** STORED DATA **
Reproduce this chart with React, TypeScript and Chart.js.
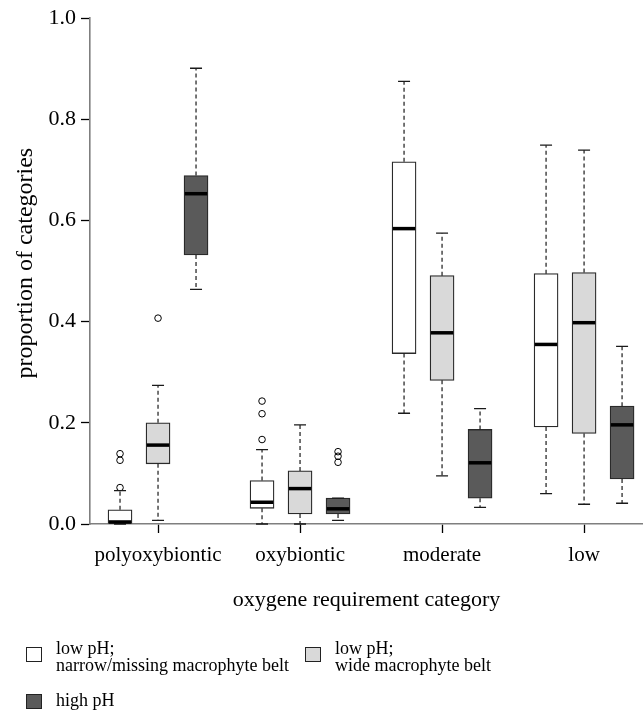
import React, { useEffect, useRef } from 'react';
import { Chart, registerables } from 'chart.js';

Chart.register(...registerables);

const categories = ['polyoxybiontic', 'oxybiontic', 'moderate', 'low'];
const yTickValues = [0, 0.2, 0.4, 0.6, 0.8, 1.0];
const xTitle = 'oxygene requirement category';
const yTitle = 'proportion of categories';

// low pH; narrow/missing macrophyte belt
const narrowMin = [0.0, 0.0, 0.219, 0.06];
const narrowQ1 = [0.0, 0.031, 0.337, 0.192];
const narrowMed = [0.004, 0.043, 0.584, 0.355];
const narrowQ3 = [0.028, 0.086, 0.716, 0.495];
const narrowMax = [0.066, 0.147, 0.875, 0.749];
const narrowOut = [[0.072, 0.126, 0.139], [0.167, 0.218, 0.243], [], []];

// low pH; wide macrophyte belt
const wideMin = [0.007, 0.0, 0.095, 0.039];
const wideQ1 = [0.119, 0.02, 0.284, 0.179];
const wideMed = [0.156, 0.07, 0.378, 0.398];
const wideQ3 = [0.2, 0.105, 0.491, 0.497];
const wideMax = [0.274, 0.196, 0.575, 0.739];
const wideOut = [[0.407], [], [], []];

// high pH
const highMin = [0.464, 0.007, 0.033, 0.041];
const highQ1 = [0.532, 0.02, 0.051, 0.089];
const highMed = [0.653, 0.03, 0.121, 0.196];
const highQ3 = [0.689, 0.051, 0.187, 0.233];
const highMax = [0.901, 0.051, 0.228, 0.351];
const highOut = [[], [0.122, 0.134, 0.143], [], []];

const legendLines = [
  ['low pH;', 'narrow/missing macrophyte belt'],
  ['low pH;', 'wide macrophyte belt'],
  ['high pH'],
];

const FONT = '"Liberation Serif", "Times New Roman", serif';
const colors = ['#ffffff', '#d9d9d9', '#5a5a5a'];

export default function App() {
  const ref = useRef<HTMLCanvasElement>(null);

  useEffect(() => {
    document.body.style.margin = '0';
    document.body.style.overflow = 'hidden';
    const series = [
      { min: narrowMin, q1: narrowQ1, med: narrowMed, q3: narrowQ3, max: narrowMax, out: narrowOut, offset: -0.2676, color: colors[0] },
      { min: wideMin, q1: wideQ1, med: wideMed, q3: wideQ3, max: wideMax, out: wideOut, offset: 0, color: colors[1] },
      { min: highMin, q1: highQ1, med: highMed, q3: highQ3, max: highMax, out: highOut, offset: 0.2676, color: colors[2] },
    ];

    const boxPlugin = {
      id: 'boxWhiskers',
      afterDatasetsDraw(chart: any) {
        const ctx = chart.ctx;
        const ys = chart.scales.y;
        series.forEach((s, si) => {
          const meta = chart.getDatasetMeta(si);
          meta.data.forEach((el: any, i: number) => {
            const { x, width } = el.getProps(['x', 'width'], true);
            const half = width / 2;
            const pMin = ys.getPixelForValue(s.min[i]);
            const pQ1 = ys.getPixelForValue(s.q1[i]);
            const pMed = ys.getPixelForValue(s.med[i]);
            const pQ3 = ys.getPixelForValue(s.q3[i]);
            const pMax = ys.getPixelForValue(s.max[i]);
            ctx.save();
            ctx.strokeStyle = '#1a1a1a';
            ctx.lineWidth = 1.2;
            ctx.setLineDash([4, 3]);
            ctx.beginPath();
            if (pMax < pQ3) {
              ctx.moveTo(x, pQ3);
              ctx.lineTo(x, pMax);
            }
            if (pMin > pQ1) {
              ctx.moveTo(x, pQ1);
              ctx.lineTo(x, pMin);
            }
            ctx.stroke();
            ctx.setLineDash([]);
            ctx.lineWidth = 1.3;
            ctx.beginPath();
            ctx.moveTo(x - half / 2, pMax);
            ctx.lineTo(x + half / 2, pMax);
            ctx.moveTo(x - half / 2, pMin);
            ctx.lineTo(x + half / 2, pMin);
            ctx.stroke();
            ctx.strokeStyle = '#000';
            ctx.lineWidth = 3.5;
            ctx.beginPath();
            ctx.moveTo(x - half + 0.8, pMed);
            ctx.lineTo(x + half - 0.8, pMed);
            ctx.stroke();
            ctx.restore();
          });
        });
      },
      afterDraw(chart: any) {
        const ctx = chart.ctx;
        const area = chart.chartArea;
        ctx.save();
        ctx.translate(26, (area.top + area.bottom) / 2 - 8);
        ctx.rotate(-Math.PI / 2);
        ctx.font = `24px ${FONT}`;
        ctx.fillStyle = '#000';
        ctx.textAlign = 'center';
        ctx.textBaseline = 'middle';
        ctx.fillText(yTitle, 0, 0);
        ctx.restore();
      },
    };

    const barDatasets = series.map((s, si) => ({
      type: 'bar' as const,
      label: legendLines[si].join(' '),
      data: categories.map((_, i) => ({ x: i + 1 + s.offset, y: [s.q1[i], s.q3[i]] })),
      backgroundColor: s.color,
      borderColor: '#2a2a2a',
      borderWidth: 1.3,
      borderSkipped: false,
      grouped: false,
      barPercentage: 1,
      categoryPercentage: 1,
      maxBarThickness: 24,
      clip: false as const,
      order: 2,
    }));

    const outlierDatasets = series.map((s, si) => ({
      type: 'scatter' as const,
      label: legendLines[si].join(' ') + ' (outliers)',
      data: s.out.flatMap((vals, i) => vals.map((v) => ({ x: i + 1 + s.offset, y: v }))),
      pointStyle: 'circle',
      pointRadius: 3.3,
      pointBorderWidth: 1,
      pointBorderColor: '#000',
      pointBackgroundColor: 'rgba(255,255,255,0)',
      showLine: false,
      clip: false as const,
      order: 1,
    }));

    const chart = new Chart(ref.current as HTMLCanvasElement, {
      type: 'bar',
      data: { datasets: [...barDatasets, ...outlierDatasets] as any },
      options: {
        responsive: false,
        animation: false,
        events: [],
        layout: { autoPadding: false, padding: { top: 16, right: 0, left: 0, bottom: 101 } },
        plugins: { legend: { display: false }, tooltip: { enabled: false } },
        scales: {
          x: {
            type: 'linear',
            offset: false,
            min: 0.521,
            max: 4.415,
            afterBuildTicks: (sc: any) => {
              sc.ticks = categories.map((_, i) => ({ value: i + 1 }));
            },
            afterFit: (sc: any) => {
              sc.height = 89;
              sc.paddingLeft = 0;
              sc.paddingRight = 0;
            },
            ticks: {
              callback: (v: any) => categories[Math.round(Number(v)) - 1] ?? '',
              color: '#000',
              font: { family: FONT, size: 21 },
              padding: 10,
              autoSkip: false,
              maxRotation: 0,
            },
            grid: { offset: false, drawOnChartArea: false, drawTicks: true, tickLength: 9, tickColor: '#000', tickWidth: 1.3 },
            border: { display: true, color: '#7f7f7f', width: 1.6 },
            title: {
              display: true,
              text: xTitle,
              color: '#000',
              font: { family: FONT, size: 22 },
              padding: { top: 0, bottom: 0 },
            },
          },
          y: {
            type: 'linear',
            min: 0,
            max: 1,
            afterBuildTicks: (sc: any) => {
              sc.ticks = yTickValues.map((v) => ({ value: v }));
            },
            afterFit: (sc: any) => {
              sc.width = 90;
            },
            ticks: {
              callback: (v: any) => Number(v).toFixed(1),
              color: '#000',
              font: { family: FONT, size: 22 },
              padding: 5,
            },
            grid: { drawOnChartArea: false, drawTicks: true, tickLength: 9, tickColor: '#000', tickWidth: 1.3 },
            border: { display: true, color: '#7f7f7f', width: 1.6 },
            title: { display: false },
          },
        },
      } as any,
      plugins: [boxPlugin],
    });
    return () => chart.destroy();
  }, []);

  const legendPos = [
    { box: { left: 26, top: 647 }, text: { left: 56, top: 640 } },
    { box: { left: 305, top: 647 }, text: { left: 335, top: 640 } },
    { box: { left: 26, top: 694 }, text: { left: 56, top: 692 } },
  ];

  return (
    <div style={{ position: 'relative', width: 643, height: 714, background: '#fff' }}>
      <canvas ref={ref} width={643} height={714} style={{ display: 'block', width: 643, height: 714 }} />
      {legendLines.map((lines, i) => (
        <React.Fragment key={i}>
          <div
            style={{
              position: 'absolute',
              left: legendPos[i].box.left,
              top: legendPos[i].box.top,
              width: 16,
              height: 15,
              boxSizing: 'border-box',
              border: '1.5px solid #222',
              background: colors[i],
            }}
          />
          <div
            style={{
              position: 'absolute',
              left: legendPos[i].text.left,
              top: legendPos[i].text.top,
              fontFamily: FONT,
              fontSize: 18,
              lineHeight: '16.7px',
              whiteSpace: 'nowrap',
              color: '#000',
            }}
          >
            {lines.map((l, j) => (
              <div key={j}>{l}</div>
            ))}
          </div>
        </React.Fragment>
      ))}
    </div>
  );
}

** WRITTEN REQUEST **
Leave out any pictures, please, and quote only the lines from the top of the data through the line that contains "const highOut = [[], [0.122, 0.134, 0.143], [], []];".

** SOLUTION TO THIS TASK **
Reproduce this chart with React, TypeScript and Chart.js.
import React, { useEffect, useRef } from 'react';
import { Chart, registerables } from 'chart.js';

Chart.register(...registerables);

const categories = ['polyoxybiontic', 'oxybiontic', 'moderate', 'low'];
const yTickValues = [0, 0.2, 0.4, 0.6, 0.8, 1.0];
const xTitle = 'oxygene requirement category';
const yTitle = 'proportion of categories';

// low pH; narrow/missing macrophyte belt
const narrowMin = [0.0, 0.0, 0.219, 0.06];
const narrowQ1 = [0.0, 0.031, 0.337, 0.192];
const narrowMed = [0.004, 0.043, 0.584, 0.355];
const narrowQ3 = [0.028, 0.086, 0.716, 0.495];
const narrowMax = [0.066, 0.147, 0.875, 0.749];
const narrowOut = [[0.072, 0.126, 0.139], [0.167, 0.218, 0.243], [], []];

// low pH; wide macrophyte belt
const wideMin = [0.007, 0.0, 0.095, 0.039];
const wideQ1 = [0.119, 0.02, 0.284, 0.179];
const wideMed = [0.156, 0.07, 0.378, 0.398];
const wideQ3 = [0.2, 0.105, 0.491, 0.497];
const wideMax = [0.274, 0.196, 0.575, 0.739];
const wideOut = [[0.407], [], [], []];

// high pH
const highMin = [0.464, 0.007, 0.033, 0.041];
const highQ1 = [0.532, 0.02, 0.051, 0.089];
const highMed = [0.653, 0.03, 0.121, 0.196];
const highQ3 = [0.689, 0.051, 0.187, 0.233];
const highMax = [0.901, 0.051, 0.228, 0.351];
const highOut = [[], [0.122, 0.134, 0.143], [], []];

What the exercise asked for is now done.